I am struggling to understand the definition of biregular curve.
Definition
A curve $I \ni t \mapsto P(t) \in \mathbb{R}^3$ is said to be biregular when the velocity and accelleration vectors are linearly independent, that is when their cross product is different from zero $$dP/dt \land d^2P/d^2t \neq 0$$
Q.
I read that this is equivalent to the fact that $$d \underline{t}/ds \neq 0$$ and this is what I am having trouble understanding. Why is so?
Recall that $$s= \int_0^t \|dP/dt\| \, dt,$$ is the curvilinean coordinate, and $$\underline{t}(s)=dP/ds$$ so that $$dP/dt= dP/ds \ \dot{s}= \underline{t} \ \dot{s}$$ where $$\dot{s}=ds/dt.$$
Moreover $$d^2P/d^2t= d\underline{t}/ds \ \dot{s}^2 + \underline{t} \ \ddot{s}.$$ Hence we have
$$dP/dt \land d^2P/d^2t = \underline{t} \ \dot{s} \land (d\underline{t}/ds \ \dot{s}^2 + \underline{t} \ \ddot{s})$$$$ = \dot{s}^3(\underline{t}\land d\underline{t}/ds)+\ddot{s}(\underline{t}\land \underline{t})=\dot{s}^3(\underline{t}\land d\underline{t}/ds).$$
So, the curve is biregular $\iff$ $\dot{s}=\|dP/dt\|\neq 0$ and $\underline{t}\land d\underline{t}/ds \neq 0.$
How is this equivalent to the fact that $d \underline{t}/ds \neq 0$?

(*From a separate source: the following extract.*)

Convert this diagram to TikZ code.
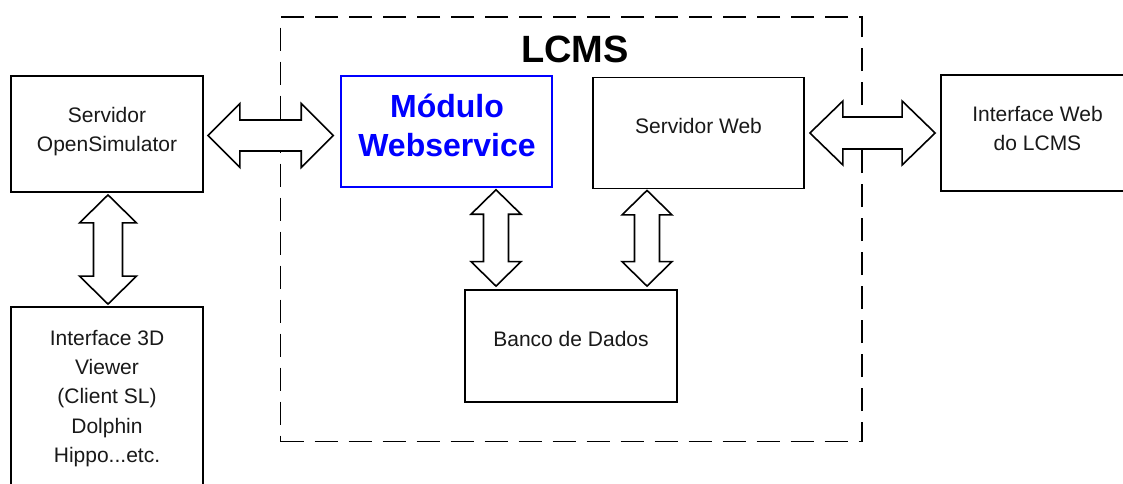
\documentclass[tikz,border=0pt]{standalone}
\usepackage{fontspec}
\setmainfont{Liberation Sans}
\usetikzlibrary{calc}

% Hollow double-headed block arrows between two tip points.
% #1 first tip, #2 second tip, #3 head length, #4 head half-width, #5 shaft half-width
\newcommand\fatarrowh[5]{%
  \draw[fatarrow] let \p1=(#1), \p2=(#2) in
    (\x1,\y1) -- (\x1+#3pt,\y1+#4pt) -- (\x1+#3pt,\y1+#5pt) -- (\x2-#3pt,\y1+#5pt)
    -- (\x2-#3pt,\y1+#4pt) -- (\x2,\y1) -- (\x2-#3pt,\y1-#4pt) -- (\x2-#3pt,\y1-#5pt)
    -- (\x1+#3pt,\y1-#5pt) -- (\x1+#3pt,\y1-#4pt) -- cycle;}
\newcommand\fatarrowv[5]{%
  \draw[fatarrow] let \p1=(#1), \p2=(#2) in
    (\x1,\y1) -- (\x1+#4pt,\y1-#3pt) -- (\x1+#5pt,\y1-#3pt) -- (\x1+#5pt,\y2+#3pt)
    -- (\x1+#4pt,\y2+#3pt) -- (\x1,\y2) -- (\x1-#4pt,\y2+#3pt) -- (\x1-#5pt,\y2+#3pt)
    -- (\x1-#5pt,\y1-#3pt) -- (\x1-#4pt,\y1-#3pt) -- cycle;}

\begin{document}
\begin{tikzpicture}[x=1pt,y=-1pt,
  box/.style={draw=black, line width=1.8pt, rectangle, inner sep=0pt},
  bluebox/.style={draw=blue, line width=1.5pt, rectangle, inner sep=0pt},
  groupbox/.style={draw=black, line width=1.8pt, rectangle, inner sep=0pt,
                   dash pattern=on 23pt off 11pt},
  lbl/.style={font=\fontsize{21}{29.3}\selectfont, align=center, inner sep=0pt, text=black!90},
  bluelbl/.style={font=\fontsize{32}{38.6}\selectfont\bfseries, align=center, inner sep=0pt, text=blue},
  titlelbl/.style={font=\fontsize{38}{42}\selectfont\bfseries, inner sep=0pt, text=black},
  fatarrow/.style={draw=black, fill=white, line width=1.6pt, line join=miter}]

\useasboundingbox (0,0) rectangle (1123,483);
\clip (0,0) rectangle (1123,483);
\fill[white] (0,0) rectangle (1123,483);

% LCMS group
\node[groupbox, minimum width=581.5pt, minimum height=424.5pt] (lcms) at (571.25,229.25) {};
\node[titlelbl, anchor=base] (lcmsT) at (575,62) {LCMS};

% boxes
\node[box, minimum width=192pt, minimum height=116pt] (osim) at (107,134) {};
\node[bluebox, minimum width=211pt, minimum height=111pt] (mod) at (446.5,131.5) {};
\node[box, minimum width=211pt, minimum height=111pt] (sweb) at (698.5,133) {};
\node[box, minimum width=193pt, minimum height=116pt] (iweb) at (1037.5,133) {};
\node[box, minimum width=192pt, minimum height=213pt] (iface) at (107,413.5) {};
\node[box, minimum width=212pt, minimum height=112pt] (db) at (571,346) {};

% box texts
\node[lbl] (osimT) at (107,131.3) {Servidor\\OpenSimulator};
\node[bluelbl] (modT) at (447,125.5) {Módulo\\Webservice};
\node[lbl, anchor=base] (swebT) at (698.5,133) {Servidor Web};
\node[lbl] (iwebT) at (1037.5,128.4) {Interface Web\\do LCMS};
\node[lbl] (ifaceT) at (107,398.5) {Interface 3D\\Viewer\\(Client SL)\\Dolphin\\Hippo...etc.};
\node[lbl, anchor=base] (dbT) at (571,346) {Banco de Dados};

% arrow tips
\coordinate (a1s) at ($(osim.east)+(4,1.5)$);
\coordinate (a1e) at ($(mod.west)+(-7,4)$);
\coordinate (a2s) at ($(sweb.east)+(5,0)$);
\coordinate (a2e) at ($(iweb.west)+(-5,0)$);
\coordinate (a3s) at ($(osim.south)+(1,2)$);
\coordinate (a3e) at ($(iface.north)+(1,-2)$);
\coordinate (a4x) at ($(db.north)+(-75,0)$);
\coordinate (a4s) at ($(a4x |- mod.south)+(0,2)$);
\coordinate (a4e) at ($(a4x)+(0,-3)$);
\coordinate (a5x) at ($(db.north)+(76,0)$);
\coordinate (a5s) at ($(a5x |- sweb.south)+(0,1)$);
\coordinate (a5e) at ($(a5x)+(0,-3)$);

% double block arrows
\fatarrowh{a1s}{a1e}{32}{32}{15.5}
\fatarrowh{a2s}{a2e}{33}{32}{16}
\fatarrowv{a3s}{a3e}{28}{28.5}{14.5}
\fatarrowv{a4s}{a4e}{24.5}{25}{12.5}
\fatarrowv{a5s}{a5e}{24.5}{25}{12.5}
\end{tikzpicture}
\end{document}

Why is it not possible that $d\underline{t}/ds$ and $\underline{t}$ are both different from zero and yet linearly dependent?
I can't bring myself to use little letters for these vectors when we already have the time parameter $t$.
Because $\|T(s)\| = 1$ for all $s$, it follows that $dT/ds$ is orthogonal to $T$, so they will always be linearly independent provided $dT/ds\ne 0$.